§ **Exercise aim**: Start with the line that contains "Give me the" and end with the line that contains "import * as"; retype those lines and the ones between them exactly, without any pictures.

start Material provided

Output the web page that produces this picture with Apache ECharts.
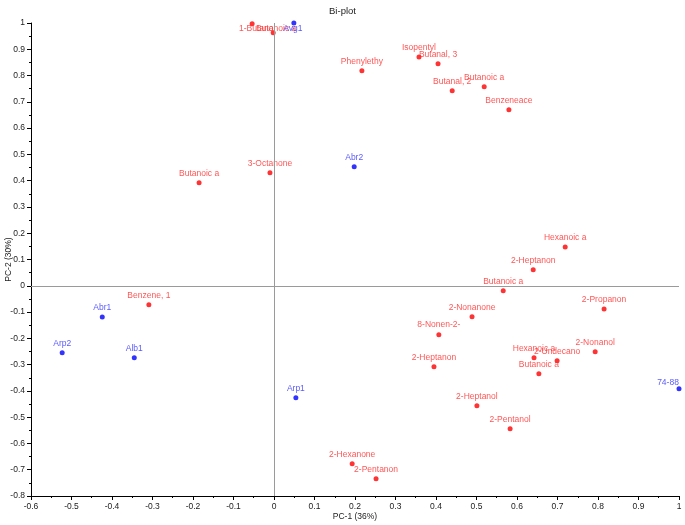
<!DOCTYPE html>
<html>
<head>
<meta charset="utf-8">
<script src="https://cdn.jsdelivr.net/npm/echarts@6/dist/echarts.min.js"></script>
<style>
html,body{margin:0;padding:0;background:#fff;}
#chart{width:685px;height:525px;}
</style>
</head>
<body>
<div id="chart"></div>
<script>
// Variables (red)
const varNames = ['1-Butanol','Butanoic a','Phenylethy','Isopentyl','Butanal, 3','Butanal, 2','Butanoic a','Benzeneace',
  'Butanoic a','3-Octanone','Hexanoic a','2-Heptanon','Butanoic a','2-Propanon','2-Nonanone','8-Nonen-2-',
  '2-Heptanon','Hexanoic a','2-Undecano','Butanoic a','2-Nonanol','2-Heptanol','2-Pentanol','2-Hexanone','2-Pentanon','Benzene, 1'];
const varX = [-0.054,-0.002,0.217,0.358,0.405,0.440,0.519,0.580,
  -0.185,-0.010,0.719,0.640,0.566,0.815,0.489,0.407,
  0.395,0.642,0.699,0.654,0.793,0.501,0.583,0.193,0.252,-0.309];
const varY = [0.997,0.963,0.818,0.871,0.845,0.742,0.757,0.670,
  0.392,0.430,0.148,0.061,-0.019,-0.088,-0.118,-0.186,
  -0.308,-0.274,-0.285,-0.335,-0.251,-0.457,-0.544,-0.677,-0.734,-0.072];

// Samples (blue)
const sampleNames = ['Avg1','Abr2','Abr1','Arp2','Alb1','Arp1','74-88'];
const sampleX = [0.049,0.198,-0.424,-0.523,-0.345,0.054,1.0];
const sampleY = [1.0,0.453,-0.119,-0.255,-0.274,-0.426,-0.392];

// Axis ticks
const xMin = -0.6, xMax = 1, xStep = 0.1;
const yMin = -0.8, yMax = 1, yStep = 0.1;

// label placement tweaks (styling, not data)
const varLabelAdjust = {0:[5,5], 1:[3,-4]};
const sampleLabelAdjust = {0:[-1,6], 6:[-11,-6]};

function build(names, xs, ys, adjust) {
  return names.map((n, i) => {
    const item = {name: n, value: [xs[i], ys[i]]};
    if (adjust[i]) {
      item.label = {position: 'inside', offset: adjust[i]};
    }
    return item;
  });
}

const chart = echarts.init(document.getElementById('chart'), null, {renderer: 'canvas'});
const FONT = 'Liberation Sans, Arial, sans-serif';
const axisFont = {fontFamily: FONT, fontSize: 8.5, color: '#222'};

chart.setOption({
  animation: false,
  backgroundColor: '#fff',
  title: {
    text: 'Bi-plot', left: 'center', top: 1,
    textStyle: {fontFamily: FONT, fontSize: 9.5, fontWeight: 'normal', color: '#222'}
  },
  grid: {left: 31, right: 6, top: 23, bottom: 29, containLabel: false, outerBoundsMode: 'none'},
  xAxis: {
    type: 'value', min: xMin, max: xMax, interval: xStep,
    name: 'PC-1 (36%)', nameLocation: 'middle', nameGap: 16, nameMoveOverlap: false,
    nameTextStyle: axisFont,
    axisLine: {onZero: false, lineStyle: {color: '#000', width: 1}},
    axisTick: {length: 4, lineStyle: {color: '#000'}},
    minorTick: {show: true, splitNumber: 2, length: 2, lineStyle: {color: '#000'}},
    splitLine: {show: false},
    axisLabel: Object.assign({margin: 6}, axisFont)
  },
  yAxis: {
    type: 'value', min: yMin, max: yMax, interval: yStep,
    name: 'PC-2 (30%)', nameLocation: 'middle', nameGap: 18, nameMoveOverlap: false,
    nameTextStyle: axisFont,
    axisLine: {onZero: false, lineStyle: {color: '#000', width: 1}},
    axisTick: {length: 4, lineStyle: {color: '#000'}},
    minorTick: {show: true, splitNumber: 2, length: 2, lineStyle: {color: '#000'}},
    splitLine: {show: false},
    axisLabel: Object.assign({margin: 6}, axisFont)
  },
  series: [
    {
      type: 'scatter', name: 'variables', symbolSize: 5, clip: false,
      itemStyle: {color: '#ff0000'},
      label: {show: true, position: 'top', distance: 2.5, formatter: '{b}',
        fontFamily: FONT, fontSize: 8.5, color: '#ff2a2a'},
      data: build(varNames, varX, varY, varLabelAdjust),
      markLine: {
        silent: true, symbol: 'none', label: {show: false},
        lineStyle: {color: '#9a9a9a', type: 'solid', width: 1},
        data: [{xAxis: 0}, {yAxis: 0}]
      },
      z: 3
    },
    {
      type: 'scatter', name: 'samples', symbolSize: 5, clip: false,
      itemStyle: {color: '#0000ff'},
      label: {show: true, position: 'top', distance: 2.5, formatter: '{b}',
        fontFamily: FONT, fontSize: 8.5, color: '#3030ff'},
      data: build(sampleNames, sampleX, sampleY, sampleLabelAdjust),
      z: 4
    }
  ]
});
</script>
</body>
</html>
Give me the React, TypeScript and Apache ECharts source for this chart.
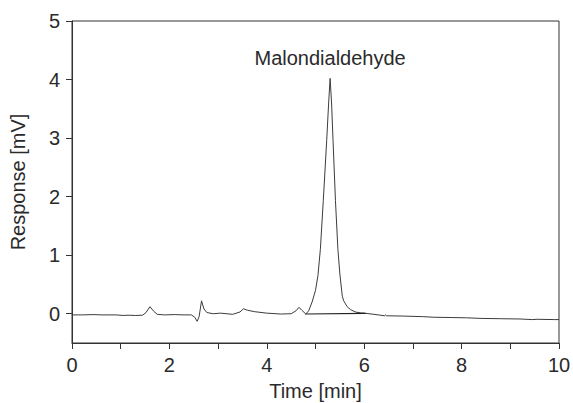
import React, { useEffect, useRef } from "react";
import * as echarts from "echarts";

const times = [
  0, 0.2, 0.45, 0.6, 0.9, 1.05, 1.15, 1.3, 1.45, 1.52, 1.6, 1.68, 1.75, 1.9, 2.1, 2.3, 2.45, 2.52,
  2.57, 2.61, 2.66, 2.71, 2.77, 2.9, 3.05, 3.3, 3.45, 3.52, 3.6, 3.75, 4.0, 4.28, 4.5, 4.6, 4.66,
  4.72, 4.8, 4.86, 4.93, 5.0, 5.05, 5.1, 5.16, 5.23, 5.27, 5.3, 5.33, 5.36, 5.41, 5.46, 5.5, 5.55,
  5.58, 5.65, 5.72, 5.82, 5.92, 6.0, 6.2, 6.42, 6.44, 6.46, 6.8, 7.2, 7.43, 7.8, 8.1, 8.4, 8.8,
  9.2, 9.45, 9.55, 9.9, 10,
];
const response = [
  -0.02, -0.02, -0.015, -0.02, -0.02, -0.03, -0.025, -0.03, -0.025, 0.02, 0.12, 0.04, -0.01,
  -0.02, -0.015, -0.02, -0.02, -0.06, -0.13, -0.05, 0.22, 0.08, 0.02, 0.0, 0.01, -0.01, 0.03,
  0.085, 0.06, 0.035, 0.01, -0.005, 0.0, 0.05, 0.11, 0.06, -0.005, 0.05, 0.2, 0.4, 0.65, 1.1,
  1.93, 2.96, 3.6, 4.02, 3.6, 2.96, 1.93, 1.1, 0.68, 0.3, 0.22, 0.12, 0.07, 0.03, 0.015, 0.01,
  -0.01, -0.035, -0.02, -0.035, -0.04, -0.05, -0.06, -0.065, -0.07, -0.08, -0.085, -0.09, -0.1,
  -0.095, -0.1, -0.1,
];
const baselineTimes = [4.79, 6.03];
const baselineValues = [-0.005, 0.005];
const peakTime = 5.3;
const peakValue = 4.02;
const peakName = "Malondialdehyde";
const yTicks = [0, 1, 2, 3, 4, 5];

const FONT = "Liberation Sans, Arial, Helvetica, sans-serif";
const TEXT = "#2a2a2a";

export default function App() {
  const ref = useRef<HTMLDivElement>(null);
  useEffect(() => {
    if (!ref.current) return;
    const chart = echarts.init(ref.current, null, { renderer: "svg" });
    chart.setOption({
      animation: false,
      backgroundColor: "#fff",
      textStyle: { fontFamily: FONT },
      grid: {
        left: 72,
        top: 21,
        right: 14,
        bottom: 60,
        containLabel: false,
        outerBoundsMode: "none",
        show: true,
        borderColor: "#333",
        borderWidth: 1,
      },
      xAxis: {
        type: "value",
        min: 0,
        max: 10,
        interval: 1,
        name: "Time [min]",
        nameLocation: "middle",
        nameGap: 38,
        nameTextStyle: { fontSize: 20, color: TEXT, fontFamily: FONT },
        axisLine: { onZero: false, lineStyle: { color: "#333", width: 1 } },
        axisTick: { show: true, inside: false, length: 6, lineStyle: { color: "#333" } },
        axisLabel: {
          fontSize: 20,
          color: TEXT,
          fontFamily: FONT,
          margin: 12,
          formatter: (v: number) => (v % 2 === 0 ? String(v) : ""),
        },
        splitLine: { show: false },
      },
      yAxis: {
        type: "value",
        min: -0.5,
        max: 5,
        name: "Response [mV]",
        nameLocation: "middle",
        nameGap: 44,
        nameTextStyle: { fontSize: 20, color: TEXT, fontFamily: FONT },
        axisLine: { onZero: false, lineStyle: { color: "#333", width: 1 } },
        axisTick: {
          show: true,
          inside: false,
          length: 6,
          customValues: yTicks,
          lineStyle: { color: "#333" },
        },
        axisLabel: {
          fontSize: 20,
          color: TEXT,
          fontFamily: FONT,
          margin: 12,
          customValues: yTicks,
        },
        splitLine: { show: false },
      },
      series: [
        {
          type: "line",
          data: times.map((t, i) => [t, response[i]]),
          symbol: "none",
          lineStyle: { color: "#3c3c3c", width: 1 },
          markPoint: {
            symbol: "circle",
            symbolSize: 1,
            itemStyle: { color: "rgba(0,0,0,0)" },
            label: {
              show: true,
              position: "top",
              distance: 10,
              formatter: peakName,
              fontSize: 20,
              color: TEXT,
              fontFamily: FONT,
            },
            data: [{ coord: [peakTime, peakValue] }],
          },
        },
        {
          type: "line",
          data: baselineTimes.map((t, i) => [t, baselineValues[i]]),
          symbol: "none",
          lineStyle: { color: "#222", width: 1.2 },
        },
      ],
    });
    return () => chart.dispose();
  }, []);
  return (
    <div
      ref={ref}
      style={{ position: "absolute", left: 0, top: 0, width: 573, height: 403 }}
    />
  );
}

end Material provided

§ **Solution to this problem**:
Give me the React, TypeScript and Apache ECharts source for this chart.
import React, { useEffect, useRef } from "react";
import * as echarts from "echarts";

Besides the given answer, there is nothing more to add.